On the day that I left Richmond for good to head to San Francisco, I was exhausted.
The previous two weeks had been a non-stop series of good-bye parties and activities with friends and co-workers. There was a lot of, "Let's do this one more time..." I was still teaching a class up until a couple days before I left. I knew that I was severely neglecting my packing, but spending time with those that I was leaving behind was more important to me. It meant that I pretty much packed up, donated, and/or threw away everything in my entire apartment in three days, but it was worth it.
After slamming the door of the moving truck for the last time, I climbed in the driver's seat of the car, resigned to begin what would be a multi-day journey. Chris was feeling emotional, and he looked at me incredulously and said, "I can't believe you're not more upset about this." (Usually I had enough emotion for several people bubbling out of me constantly.)

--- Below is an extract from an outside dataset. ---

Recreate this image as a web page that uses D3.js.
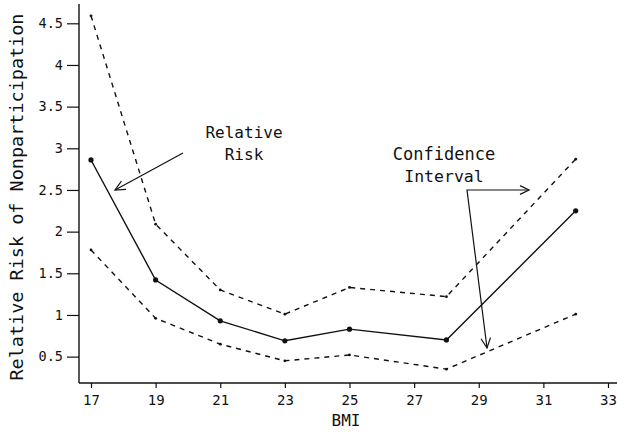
<!DOCTYPE html>
<html>
<head>
<meta charset="utf-8">
<script src="https://cdn.jsdelivr.net/npm/d3@7"></script>
<style>
  body { margin: 0; background: #fff; }
  svg { display: block; }
  text { font-family: "DejaVu Sans Mono", "Liberation Mono", monospace; fill: #111; }
</style>
</head>
<body>
<div id="chart"></div>
<script>
// BMI groups and relative risk of nonparticipation
const bmi = [17, 19, 21, 23, 25, 28, 32];
const relRisk = [2.86, 1.42, 0.93, 0.69, 0.83, 0.70, 2.25];
const upperCI = [4.59, 2.09, 1.30, 1.01, 1.33, 1.22, 2.87];
const lowerCI = [1.78, 0.96, 0.65, 0.45, 0.52, 0.35, 1.01];
const xTicks = [17, 19, 21, 23, 25, 27, 29, 31, 33];
const yTicks = [0.5, 1, 1.5, 2, 2.5, 3, 3.5, 4, 4.5];

const width = 617;
const height = 433;

const svg = d3.select("#chart")
    .append("svg")
    .attr("width", width)
    .attr("height", height);

const x = d3.scaleLinear()
    .domain([17, 33])
    .range([91, 608]);

const y = d3.scaleLinear()
    .domain([0, 4.5])
    .range([398.3, 23.3]);

const axisLeftX = 79;
const axisBottomY = 383;

// axes lines drawn by hand so they run past the tick range like the original
svg.append("line")
    .attr("x1", axisLeftX).attr("x2", axisLeftX)
    .attr("y1", 4).attr("y2", axisBottomY)
    .attr("stroke", "#111").attr("stroke-width", 1.4);
svg.append("line")
    .attr("x1", axisLeftX).attr("x2", width)
    .attr("y1", axisBottomY).attr("y2", axisBottomY)
    .attr("stroke", "#111").attr("stroke-width", 1.4);

const xAxis = d3.axisBottom(x)
    .tickValues(xTicks)
    .tickSize(5)
    .tickPadding(7)
    .tickFormat(d3.format("d"));
const gx = svg.append("g")
    .attr("transform", `translate(0, ${axisBottomY})`)
    .call(xAxis);
gx.select(".domain").remove();
gx.selectAll("line").attr("stroke", "#111").attr("stroke-width", 1.2);
gx.selectAll("text")
    .attr("font-size", 14)
    .style("font-family", "DejaVu Sans Mono");

const yAxis = d3.axisLeft(y)
    .tickValues(yTicks)
    .tickSize(12)
    .tickPadding(4)
    .tickFormat(d => d);
const gy = svg.append("g")
    .attr("transform", `translate(${axisLeftX}, 0)`)
    .call(yAxis);
gy.select(".domain").remove();
gy.selectAll("line").attr("stroke", "#111").attr("stroke-width", 1.2);
gy.selectAll("text")
    .attr("font-size", 13.5)
    .style("font-family", "DejaVu Sans Mono");

// axis titles
svg.append("text")
    .attr("transform", `translate(23, 197) rotate(-90)`)
    .attr("text-anchor", "middle")
    .attr("font-size", 17)
    .attr("textLength", 367)
    .attr("lengthAdjust", "spacingAndGlyphs")
    .text("Relative Risk of Nonparticipation");

svg.append("text")
    .attr("x", 346)
    .attr("y", 426)
    .attr("text-anchor", "middle")
    .attr("font-size", 16)
    .text("BMI");

// series
const line = d3.line()
    .x(d => x(d[0]))
    .y(d => y(d[1]));

const series = [
    { name: "upper", values: upperCI, dash: "5,5", r: 1.4 },
    { name: "lower", values: lowerCI, dash: "5,5", r: 1.4 },
    { name: "rr", values: relRisk, dash: null, r: 2.6 }
];

series.forEach(s => {
    const pts = bmi.map((b, i) => [b, s.values[i]]);
    svg.append("path")
        .datum(pts)
        .attr("d", line)
        .attr("fill", "none")
        .attr("stroke", "#111")
        .attr("stroke-width", 1.4)
        .attr("stroke-dasharray", s.dash);
    svg.selectAll(".pt-" + s.name)
        .data(pts)
        .enter()
        .append("circle")
        .attr("class", "pt-" + s.name)
        .attr("cx", d => x(d[0]))
        .attr("cy", d => y(d[1]))
        .attr("r", s.r)
        .attr("fill", "#111");
});

// annotations
function arrowHead(x1, y1, x2, y2, len) {
    const a = Math.atan2(y2 - y1, x2 - x1);
    const spread = 0.45;
    const p1 = [x2 - len * Math.cos(a - spread), y2 - len * Math.sin(a - spread)];
    const p2 = [x2 - len * Math.cos(a + spread), y2 - len * Math.sin(a + spread)];
    return `M${p1[0]},${p1[1]}L${x2},${y2}L${p2[0]},${p2[1]}`;
}

const ann = svg.append("g").attr("class", "annotations");

ann.append("text")
    .attr("x", 244).attr("y", 138)
    .attr("text-anchor", "middle")
    .attr("font-size", 16)
    .text("Relative");
ann.append("text")
    .attr("x", 244).attr("y", 160)
    .attr("text-anchor", "middle")
    .attr("font-size", 16)
    .text("Risk");

ann.append("line")
    .attr("x1", 183).attr("y1", 153)
    .attr("x2", 115).attr("y2", 190)
    .attr("stroke", "#111").attr("stroke-width", 1.2);
ann.append("path")
    .attr("d", arrowHead(183, 153, 115, 190, 11))
    .attr("fill", "none").attr("stroke", "#111").attr("stroke-width", 1.2);

ann.append("text")
    .attr("x", 444).attr("y", 160)
    .attr("text-anchor", "middle")
    .attr("font-size", 17)
    .text("Confidence");
ann.append("text")
    .attr("x", 444).attr("y", 182)
    .attr("text-anchor", "middle")
    .attr("font-size", 16.5)
    .text("Interval");

ann.append("path")
    .attr("d", "M529,190L467,190L487,348")
    .attr("fill", "none").attr("stroke", "#111").attr("stroke-width", 1.2);
ann.append("path")
    .attr("d", arrowHead(467, 190, 529, 190, 10))
    .attr("fill", "none").attr("stroke", "#111").attr("stroke-width", 1.2);
ann.append("path")
    .attr("d", arrowHead(467, 190, 487, 348, 11))
    .attr("fill", "none").attr("stroke", "#111").attr("stroke-width", 1.2);
</script>
</body>
</html>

He was wrong, though. On that late afternoon in the summertime in front of 3333 W. Grace Street, the emotions were so intense they were about to boil over. My grief at leaving the best friends I had known to that point, the city that had come to be my home, and the place I came into myself; my intense fear of what was to come and whether I'd make it; my desire to go, move, and change--the only way I could keep my shit together to be able to drive down the street was to put a heavy lid on it for the time being.
I told him, "Please. I can't. I just can't or I'll never be able to leave."
Then I turned the car on, checked on the birds one last time before starting out, clicked the cd player on, and drove down the street and out of town. I didn't look back once. I couldn't, or I would never have gotten anywhere.